RECORDED DATA
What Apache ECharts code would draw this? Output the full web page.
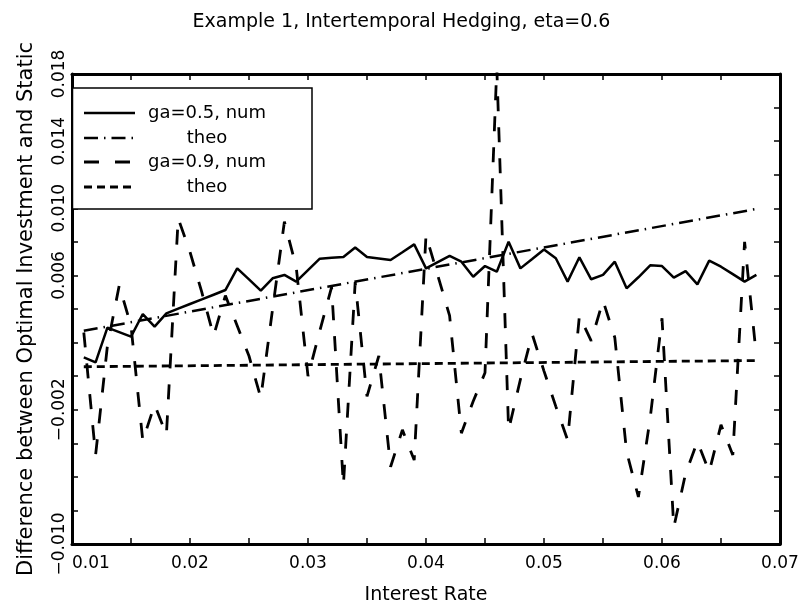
<!DOCTYPE html>
<html><head><meta charset="utf-8">
<script src="https://cdn.jsdelivr.net/npm/echarts@6/dist/echarts.min.js"></script>
<style>html,body{margin:0;padding:0;background:#fff}#c{width:803px;height:608px}</style>
</head><body><div id="c"></div>
<script>
// ---- data ----
const rates = [0.011,0.012,0.013,0.014,0.015,0.016,0.017,0.018,0.019,0.020,
  0.021,0.022,0.023,0.024,0.025,0.026,0.027,0.028,0.029,0.030,
  0.031,0.032,0.033,0.034,0.035,0.036,0.037,0.038,0.039,0.040,
  0.041,0.042,0.043,0.044,0.045,0.046,0.047,0.048,0.049,0.050,
  0.051,0.052,0.053,0.054,0.055,0.056,0.057,0.058,0.059,0.060,
  0.061,0.062,0.063,0.064,0.065,0.066,0.067,0.068];
const ga05Num = [0.00112,0.00082,0.00289,0.00262,0.00235,0.00370,0.00295,0.00374,0.00402,0.00430,
  0.00457,0.00485,0.00513,0.00642,0.00576,0.00509,0.00583,0.00603,0.00563,0.00632,
  0.00700,0.00706,0.00710,0.00766,0.00710,0.00701,0.00692,0.00738,0.00785,0.00642,
  0.00679,0.00716,0.00682,0.00592,0.00656,0.00622,0.00801,0.00642,0.00698,0.00755,
  0.00702,0.00563,0.00708,0.00577,0.00603,0.00682,0.00523,0.00589,0.00660,0.00656,
  0.00587,0.00626,0.00547,0.00688,0.00652,0.00608,0.00563,0.00603];
const ga09Num = [0.00260,-0.00470,0.00180,0.00540,0.00300,-0.00385,-0.00170,-0.00350,0.00940,0.00740,
  0.00500,0.00240,0.00480,0.00300,0.00120,-0.00130,0.00400,0.00920,0.00650,0.00000,
  0.00270,0.00530,-0.00650,0.00560,-0.00120,0.00120,-0.00540,-0.00320,-0.00500,0.00840,
  0.00600,0.00360,-0.00340,-0.00150,0.00020,0.01840,-0.00320,-0.00020,0.00250,0.00030,
  -0.00180,-0.00380,0.00360,0.00210,0.00450,0.00230,-0.00450,-0.00720,-0.00250,0.00345,
  -0.00900,-0.00580,-0.00390,-0.00570,-0.00290,-0.00470,0.00800,0.00120];
const theoRates = [0.011, 0.068];
const ga05Theo = [0.00270, 0.00996];
const ga09Theo = [0.00056, 0.00093];
const xTickValues = [0.01,0.02,0.03,0.04,0.05,0.06,0.07];
const xTickLabels = ['0.01','0.02','0.03','0.04','0.05','0.06','0.07'];
const yTickValues = [-0.010,-0.002,0.006,0.010,0.014,0.018];
const yTickLabels = ['\u22120.010','\u22120.002','0.006','0.010','0.014','0.018'];
const legendNames = ['ga=0.5, num','theo','ga=0.9, num','theo'];
const titleText = 'Example 1, Intertemporal Hedging, eta=0.6';
const xName = 'Interest Rate';
const yName = 'Difference between Optimal Investment and Static';

// ---- chart ----
const FONT = 'DejaVu Sans';
const pairs = (xs, ys) => xs.map((x, i) => [x, ys[i]]);
const fmt = (vals, labels) => v => {
  const k = vals.findIndex(t => Math.round(t * 10000) === Math.round(v * 10000));
  return k >= 0 ? labels[k] : '';
};
const styles = [
  {type: 'solid', width: 2.5},
  {type: [14, 6, 1.5, 6], width: 2.5},
  {type: [15, 16], width: 2.8},
  {type: [8, 5], width: 2.8}
];
const frameLine = {show: true, onZero: false, lineStyle: {color: '#000', width: 3}};
const tick = {show: true, inside: true, length: 6, lineStyle: {color: '#000', width: 1.5}};

const chart = echarts.init(document.getElementById('c'), null, {renderer: 'canvas'});
const rows = [113, 138, 162, 187];
const legendGraphics = [{
  type: 'rect', z: 100, shape: {x: 72.5, y: 88, width: 239.5, height: 121},
  style: {fill: '#fff', stroke: '#000', lineWidth: 1.5}
}];
rows.forEach((y, i) => {
  legendGraphics.push({
    type: 'line', z: 101, shape: {x1: 84, y1: y, x2: 135, y2: y},
    style: {stroke: '#000', lineWidth: styles[i].width,
      lineDash: styles[i].type === 'solid' ? null : styles[i].type}
  });
  legendGraphics.push({
    type: 'text', z: 101, x: 207, y: y,
    style: {text: legendNames[i], fill: '#000', font: '18px "' + FONT + '"',
      textAlign: 'center', textVerticalAlign: 'middle'}
  });
});

const series = [
  pairs(rates, ga05Num), pairs(theoRates, ga05Theo),
  pairs(rates, ga09Num), pairs(theoRates, ga09Theo)
].map((d, i) => ({
  type: 'line', data: d, xAxisIndex: 0, yAxisIndex: 0,
  showSymbol: false, symbol: 'none', animation: false, clip: true,
  lineStyle: {color: '#000', width: styles[i].width, type: styles[i].type, cap: 'butt'}
}));

chart.setOption({
  animation: false,
  backgroundColor: '#fff',
  title: {text: titleText, left: 'center', top: 8,
    textStyle: {fontFamily: FONT, fontSize: 19, fontWeight: 'normal', color: '#000'}},
  grid: {left: 72, right: 23, top: 74, bottom: 64, containLabel: false, outerBoundsMode: 'none'},
  xAxis: [{
    type: 'value', min: 0.01, max: 0.07, interval: 0.005, position: 'bottom',
    axisLine: frameLine, axisTick: tick, splitLine: {show: false},
    axisLabel: {formatter: fmt(xTickValues, xTickLabels), fontFamily: FONT, fontSize: 17,
      color: '#000', margin: 11, alignMinLabel: 'left'},
    name: xName, nameLocation: 'middle', nameGap: 42,
    nameTextStyle: {fontFamily: FONT, fontSize: 19, color: '#000'}
  }, {
    type: 'value', min: 0.01, max: 0.07, interval: 0.005, position: 'top',
    axisLine: frameLine, axisTick: tick, splitLine: {show: false}, axisLabel: {show: false}
  }],
  yAxis: [{
    type: 'value', min: -0.010, max: 0.018, interval: 0.002, position: 'left',
    axisLine: frameLine, axisTick: tick, splitLine: {show: false},
    axisLabel: {formatter: fmt(yTickValues, yTickLabels), fontFamily: FONT, fontSize: 17,
      color: '#000', rotate: 90, margin: 4},
    name: yName, nameLocation: 'middle', nameGap: 35, nameRotate: 90,
    nameTextStyle: {fontFamily: FONT, fontSize: 21, color: '#000'}
  }, {
    type: 'value', min: -0.010, max: 0.018, interval: 0.002, position: 'right',
    axisLine: frameLine, axisTick: tick, splitLine: {show: false}, axisLabel: {show: false}
  }],
  series: series,
  graphic: legendGraphics
});
</script></body></html>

INSTRUCTIONS TO FOLLOW
Write out each line again precisely as it appears, skipping every picture.

COMPLETED EXERCISE
What Apache ECharts code would draw this? Output the full web page.
<!DOCTYPE html>
<html><head><meta charset="utf-8">
<script src="https://cdn.jsdelivr.net/npm/echarts@6/dist/echarts.min.js"></script>
<style>html,body{margin:0;padding:0;background:#fff}#c{width:803px;height:608px}</style>
</head><body><div id="c"></div>
<script>
// ---- data ----
const rates = [0.011,0.012,0.013,0.014,0.015,0.016,0.017,0.018,0.019,0.020,
  0.021,0.022,0.023,0.024,0.025,0.026,0.027,0.028,0.029,0.030,
  0.031,0.032,0.033,0.034,0.035,0.036,0.037,0.038,0.039,0.040,
  0.041,0.042,0.043,0.044,0.045,0.046,0.047,0.048,0.049,0.050,
  0.051,0.052,0.053,0.054,0.055,0.056,0.057,0.058,0.059,0.060,
  0.061,0.062,0.063,0.064,0.065,0.066,0.067,0.068];
const ga05Num = [0.00112,0.00082,0.00289,0.00262,0.00235,0.00370,0.00295,0.00374,0.00402,0.00430,
  0.00457,0.00485,0.00513,0.00642,0.00576,0.00509,0.00583,0.00603,0.00563,0.00632,
  0.00700,0.00706,0.00710,0.00766,0.00710,0.00701,0.00692,0.00738,0.00785,0.00642,
  0.00679,0.00716,0.00682,0.00592,0.00656,0.00622,0.00801,0.00642,0.00698,0.00755,
  0.00702,0.00563,0.00708,0.00577,0.00603,0.00682,0.00523,0.00589,0.00660,0.00656,
  0.00587,0.00626,0.00547,0.00688,0.00652,0.00608,0.00563,0.00603];
const ga09Num = [0.00260,-0.00470,0.00180,0.00540,0.00300,-0.00385,-0.00170,-0.00350,0.00940,0.00740,
  0.00500,0.00240,0.00480,0.00300,0.00120,-0.00130,0.00400,0.00920,0.00650,0.00000,
  0.00270,0.00530,-0.00650,0.00560,-0.00120,0.00120,-0.00540,-0.00320,-0.00500,0.00840,
  0.00600,0.00360,-0.00340,-0.00150,0.00020,0.01840,-0.00320,-0.00020,0.00250,0.00030,
  -0.00180,-0.00380,0.00360,0.00210,0.00450,0.00230,-0.00450,-0.00720,-0.00250,0.00345,
  -0.00900,-0.00580,-0.00390,-0.00570,-0.00290,-0.00470,0.00800,0.00120];
const theoRates = [0.011, 0.068];
const ga05Theo = [0.00270, 0.00996];
const ga09Theo = [0.00056, 0.00093];
const xTickValues = [0.01,0.02,0.03,0.04,0.05,0.06,0.07];
const xTickLabels = ['0.01','0.02','0.03','0.04','0.05','0.06','0.07'];
const yTickValues = [-0.010,-0.002,0.006,0.010,0.014,0.018];
const yTickLabels = ['\u22120.010','\u22120.002','0.006','0.010','0.014','0.018'];
const legendNames = ['ga=0.5, num','theo','ga=0.9, num','theo'];
const titleText = 'Example 1, Intertemporal Hedging, eta=0.6';
const xName = 'Interest Rate';
const yName = 'Difference between Optimal Investment and Static';

// ---- chart ----
const FONT = 'DejaVu Sans';
const pairs = (xs, ys) => xs.map((x, i) => [x, ys[i]]);
const fmt = (vals, labels) => v => {
  const k = vals.findIndex(t => Math.round(t * 10000) === Math.round(v * 10000));
  return k >= 0 ? labels[k] : '';
};
const styles = [
  {type: 'solid', width: 2.5},
  {type: [14, 6, 1.5, 6], width: 2.5},
  {type: [15, 16], width: 2.8},
  {type: [8, 5], width: 2.8}
];
const frameLine = {show: true, onZero: false, lineStyle: {color: '#000', width: 3}};
const tick = {show: true, inside: true, length: 6, lineStyle: {color: '#000', width: 1.5}};

const chart = echarts.init(document.getElementById('c'), null, {renderer: 'canvas'});
const rows = [113, 138, 162, 187];
const legendGraphics = [{
  type: 'rect', z: 100, shape: {x: 72.5, y: 88, width: 239.5, height: 121},
  style: {fill: '#fff', stroke: '#000', lineWidth: 1.5}
}];
rows.forEach((y, i) => {
  legendGraphics.push({
    type: 'line', z: 101, shape: {x1: 84, y1: y, x2: 135, y2: y},
    style: {stroke: '#000', lineWidth: styles[i].width,
      lineDash: styles[i].type === 'solid' ? null : styles[i].type}
  });
  legendGraphics.push({
    type: 'text', z: 101, x: 207, y: y,
    style: {text: legendNames[i], fill: '#000', font: '18px "' + FONT + '"',
      textAlign: 'center', textVerticalAlign: 'middle'}
  });
});

const series = [
  pairs(rates, ga05Num), pairs(theoRates, ga05Theo),
  pairs(rates, ga09Num), pairs(theoRates, ga09Theo)
].map((d, i) => ({
  type: 'line', data: d, xAxisIndex: 0, yAxisIndex: 0,
  showSymbol: false, symbol: 'none', animation: false, clip: true,
  lineStyle: {color: '#000', width: styles[i].width, type: styles[i].type, cap: 'butt'}
}));

chart.setOption({
  animation: false,
  backgroundColor: '#fff',
  title: {text: titleText, left: 'center', top: 8,
    textStyle: {fontFamily: FONT, fontSize: 19, fontWeight: 'normal', color: '#000'}},
  grid: {left: 72, right: 23, top: 74, bottom: 64, containLabel: false, outerBoundsMode: 'none'},
  xAxis: [{
    type: 'value', min: 0.01, max: 0.07, interval: 0.005, position: 'bottom',
    axisLine: frameLine, axisTick: tick, splitLine: {show: false},
    axisLabel: {formatter: fmt(xTickValues, xTickLabels), fontFamily: FONT, fontSize: 17,
      color: '#000', margin: 11, alignMinLabel: 'left'},
    name: xName, nameLocation: 'middle', nameGap: 42,
    nameTextStyle: {fontFamily: FONT, fontSize: 19, color: '#000'}
  }, {
    type: 'value', min: 0.01, max: 0.07, interval: 0.005, position: 'top',
    axisLine: frameLine, axisTick: tick, splitLine: {show: false}, axisLabel: {show: false}
  }],
  yAxis: [{
    type: 'value', min: -0.010, max: 0.018, interval: 0.002, position: 'left',
    axisLine: frameLine, axisTick: tick, splitLine: {show: false},
    axisLabel: {formatter: fmt(yTickValues, yTickLabels), fontFamily: FONT, fontSize: 17,
      color: '#000', rotate: 90, margin: 4},
    name: yName, nameLocation: 'middle', nameGap: 35, nameRotate: 90,
    nameTextStyle: {fontFamily: FONT, fontSize: 21, color: '#000'}
  }, {
    type: 'value', min: -0.010, max: 0.018, interval: 0.002, position: 'right',
    axisLine: frameLine, axisTick: tick, splitLine: {show: false}, axisLabel: {show: false}
  }],
  series: series,
  graphic: legendGraphics
});
</script></body></html>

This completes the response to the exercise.